**Goal**: Do not repeat pictures. Repeat exactly the lines of the listing below from its first line through the line with "var cx = 281, cy = 421, R = 277;".
————————
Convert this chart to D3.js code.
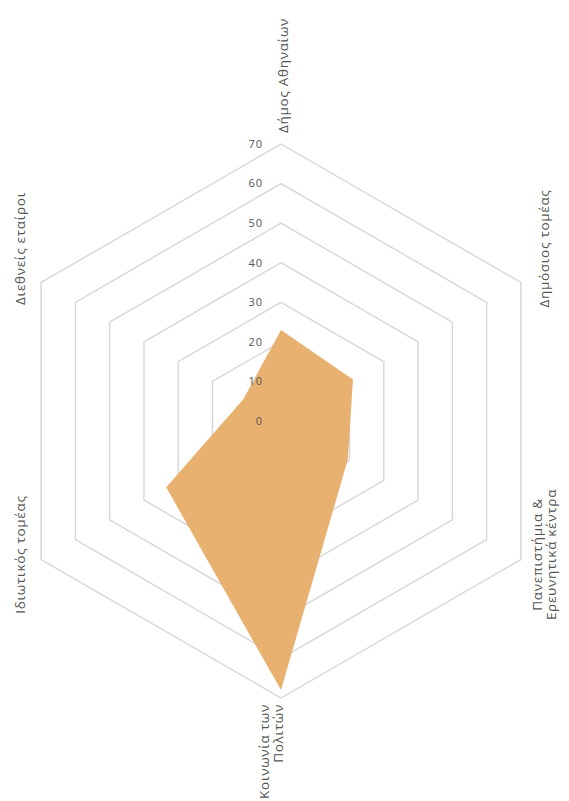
<!DOCTYPE html>
<html lang="el">
<head>
    <meta charset="utf-8" />
    <title> radar </title>
    <script src="https://cdnjs.cloudflare.com/ajax/libs/d3/7.8.5/d3.min.js"></script>
    <style>
        body { margin: 0px; background: #fff; }
        text { font-family: "Open Sans", "Noto Sans", sans-serif; fill: #555555; }
    </style>
</head>
<body>

<div id="main-window"></div>

<script>

    // άξονες με τη σειρά (δεξιόστροφα από πάνω)
    var categories = [
        ['Δήμος Αθηναίων'],
        ['Δημόσιος τομέας'],
        ['Πανεπιστήμια &', 'Ερευνητικά κέντρα'],
        ['Κοινωνία των', 'Πολιτών'],
        ['Ιδιωτικός τομέας'],
        ['Διεθνείς εταίροι']
    ];
    var values = [23, 21, 19.5, 68, 33.5, 11];
    var ticks = [0, 10, 20, 30, 40, 50, 60, 70];

    function main() {

        var width = 569, height = 801;
        var cx = 281, cy = 421, R = 277;

        var svg = d3.select('#main-window').append('svg')
                .attr('width', width)
                .attr('height', height);

        var r = d3.scaleLinear().domain([0, 70]).range([0, R]);

        var angle = d3.scaleLinear()
                .domain([0, categories.length])
                .range([-Math.PI / 2, 3 * Math.PI / 2]);

        function pt(i, v) {
            var a = angle(i);
            return [cx + r(v) * Math.cos(a), cy + r(v) * Math.sin(a)];
        }

        // πλέγμα
        var grid = svg.append('g').attr('class', 'grid');
        ticks.slice(1).forEach(function (t) {
            var pts = categories.map(function (c, i) { return pt(i, t); });
            grid.append('polygon')
                    .attr('points', pts.map(function (p) { return p.join(','); }).join(' '))
                    .style('fill', 'none')
                    .style('stroke', '#d6d6d6')
                    .style('stroke-width', 1.4);
        });

        // περιοχή δεδομένων
        var line = d3.lineRadial()
                .angle(function (d, i) { return angle(i) + Math.PI / 2; })
                .radius(function (d) { return r(d); })
                .curve(d3.curveLinearClosed);

        svg.append('path')
                .datum(values)
                .attr('transform', 'translate(' + cx + ',' + cy + ')')
                .attr('d', line)
                .style('fill', '#e9b16f')
                .style('stroke', 'none');

        // ετικέτες κλίμακας
        svg.append('g').selectAll('text')
                .data(ticks)
                .enter().append('text')
                .attr('x', cx - 18)
                .attr('y', function (d) { return cy - r(d); })
                .attr('dy', '0.35em')
                .attr('text-anchor', 'end')
                .style('font-size', '11px')
                .style('letter-spacing', '1px')
                .text(function (d) { return d; });

        // ετικέτες αξόνων (περιστραμμένες)
        var side = R * Math.cos(Math.PI / 6) + 21;
        function labelPos(i) {
            var a = angle(i), c = Math.cos(a), s = Math.sin(a);
            if (Math.abs(c) < 0.01) {
                if (s < 0) return { x: cx + 2, y: cy - R - 11, anchor: 'start' };
                return { x: cx - 10, y: cy + R + 6, anchor: 'end' };
            }
            var x = cx + (c > 0 ? side + 2 : -side);
            var y = s < 0 ? cy - R / 2 - 34 : cy + R / 2 - 5;
            return { x: x, y: y, anchor: 'middle' };
        }

        var lab = svg.append('g').selectAll('g')
                .data(categories)
                .enter().append('g')
                .attr('transform', function (d, i) {
                    var p = labelPos(i);
                    return 'translate(' + p.x + ',' + p.y + ') rotate(-90)';
                });

        lab.append('text')
                .attr('text-anchor', function (d, i) { return labelPos(i).anchor; })
                .style('font-size', '13.5px')
                .style('letter-spacing', '0.7px')
                .each(function (d) {
                    var t = d3.select(this);
                    var off = -(d.length - 1) / 2 * 1.05;
                    d.forEach(function (s, k) {
                        t.append('tspan')
                                .attr('x', 0)
                                .attr('dy', (k === 0 ? off + 0.35 : 1.05) + 'em')
                                .text(s);
                    });
                });
    }

    main();

</script>

</body>
</html>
————————
**Task output**:
Convert this chart to D3.js code.
<!DOCTYPE html>
<html lang="el">
<head>
    <meta charset="utf-8" />
    <title> radar </title>
    <script src="https://cdnjs.cloudflare.com/ajax/libs/d3/7.8.5/d3.min.js"></script>
    <style>
        body { margin: 0px; background: #fff; }
        text { font-family: "Open Sans", "Noto Sans", sans-serif; fill: #555555; }
    </style>
</head>
<body>

<div id="main-window"></div>

<script>

    // άξονες με τη σειρά (δεξιόστροφα από πάνω)
    var categories = [
        ['Δήμος Αθηναίων'],
        ['Δημόσιος τομέας'],
        ['Πανεπιστήμια &', 'Ερευνητικά κέντρα'],
        ['Κοινωνία των', 'Πολιτών'],
        ['Ιδιωτικός τομέας'],
        ['Διεθνείς εταίροι']
    ];
    var values = [23, 21, 19.5, 68, 33.5, 11];
    var ticks = [0, 10, 20, 30, 40, 50, 60, 70];

    function main() {

        var width = 569, height = 801;
        var cx = 281, cy = 421, R = 277;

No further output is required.